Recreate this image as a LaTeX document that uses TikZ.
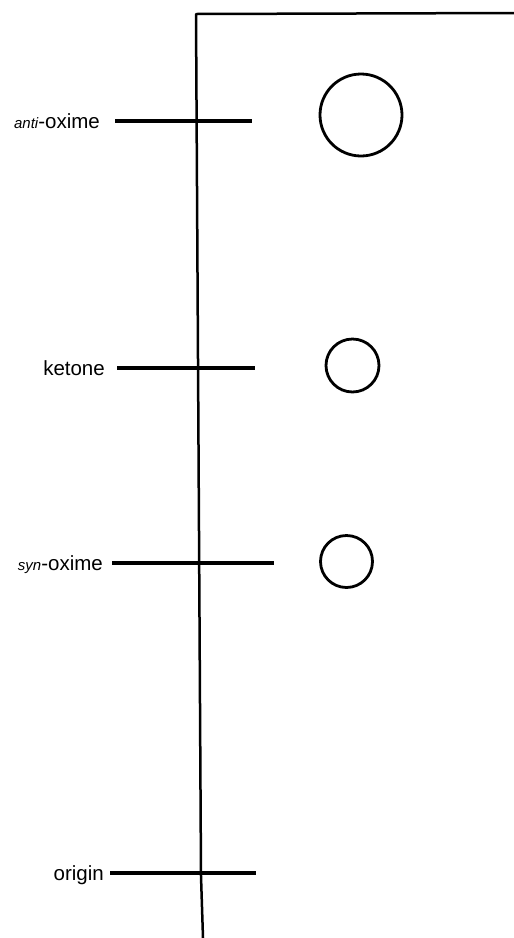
\documentclass[tikz,border=0pt]{standalone}
\usepackage{fontspec}
\setmainfont{Liberation Sans}
\usepackage{tikz}
\usetikzlibrary{positioning,calc}

\newcommand{\isoprefix}[1]{{\fontsize{15}{17}\selectfont\itshape #1}}

\begin{document}
\begin{tikzpicture}[
  x=1pt, y=-1pt,
  font=\fontsize{20.5}{24}\selectfont,
  every node/.style={align=center},
  lbl/.style={anchor=base east, inner ysep=0pt, inner xsep=12pt},
  tick/.style={line width=3.4pt, black},
  axis/.style={line width=2.5pt, black},
  spot/.style={draw=black, line width=2.8pt, circle, inner sep=0pt}
]
\useasboundingbox (0,0) rectangle (514,938);

% chromatogram frame: solvent front and the plate's edge
\coordinate (front) at (514,13);
\coordinate (corner) at (196,14);
\coordinate (kink) at (201,876);
\coordinate (foot) at (203,938);
\draw[axis, line join=round] (front) -- (corner) -- (kink) -- (foot);

% tick ends
\coordinate (antiend) at (252,121);
\coordinate (ketend) at (255,368);
\coordinate (synend) at (274,563);
\coordinate (origend) at (256,873);

% labels
\node[lbl, inner xsep=15pt] (anti) at (115,128) {\isoprefix{anti}-oxime};
\node[lbl] (ket) at (117,375) {ketone};
\node[lbl, inner xsep=9pt] (syn) at (112,570) {\isoprefix{syn}-oxime};
\node[lbl, inner xsep=6pt] (orig) at (110,880) {origin};

\draw[tick] (anti.east |- antiend) -- (antiend);
\draw[tick] (ket.east |- ketend) -- (ketend);
\draw[tick] (syn.east |- synend) -- (synend);
\draw[tick] (orig.east |- origend) -- (origend);

% spots
\node[spot, minimum size=82pt] (antispot) at (361,115) {};
\node[spot, minimum size=53pt] (ketspot) at (352.5,365.5) {};
\node[spot, minimum size=52pt] (synspot) at (346.5,561.5) {};

\end{tikzpicture}
\end{document}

**Task prompt**
Transcribe the material exactly, and leave out whatever pictures it holds.

**Answer for this exercise**
Recreate this image as a LaTeX document that uses TikZ.
\documentclass[tikz,border=0pt]{standalone}
\usepackage{fontspec}
\setmainfont{Liberation Sans}
\usepackage{tikz}
\usetikzlibrary{positioning,calc}

\newcommand{\isoprefix}[1]{{\fontsize{15}{17}\selectfont\itshape #1}}

\begin{document}
\begin{tikzpicture}[
  x=1pt, y=-1pt,
  font=\fontsize{20.5}{24}\selectfont,
  every node/.style={align=center},
  lbl/.style={anchor=base east, inner ysep=0pt, inner xsep=12pt},
  tick/.style={line width=3.4pt, black},
  axis/.style={line width=2.5pt, black},
  spot/.style={draw=black, line width=2.8pt, circle, inner sep=0pt}
]
\useasboundingbox (0,0) rectangle (514,938);

% chromatogram frame: solvent front and the plate's edge
\coordinate (front) at (514,13);
\coordinate (corner) at (196,14);
\coordinate (kink) at (201,876);
\coordinate (foot) at (203,938);
\draw[axis, line join=round] (front) -- (corner) -- (kink) -- (foot);

% tick ends
\coordinate (antiend) at (252,121);
\coordinate (ketend) at (255,368);
\coordinate (synend) at (274,563);
\coordinate (origend) at (256,873);

% labels
\node[lbl, inner xsep=15pt] (anti) at (115,128) {\isoprefix{anti}-oxime};
\node[lbl] (ket) at (117,375) {ketone};
\node[lbl, inner xsep=9pt] (syn) at (112,570) {\isoprefix{syn}-oxime};
\node[lbl, inner xsep=6pt] (orig) at (110,880) {origin};

\draw[tick] (anti.east |- antiend) -- (antiend);
\draw[tick] (ket.east |- ketend) -- (ketend);
\draw[tick] (syn.east |- synend) -- (synend);
\draw[tick] (orig.east |- origend) -- (origend);

% spots
\node[spot, minimum size=82pt] (antispot) at (361,115) {};
\node[spot, minimum size=53pt] (ketspot) at (352.5,365.5) {};
\node[spot, minimum size=52pt] (synspot) at (346.5,561.5) {};

\end{tikzpicture}
\end{document}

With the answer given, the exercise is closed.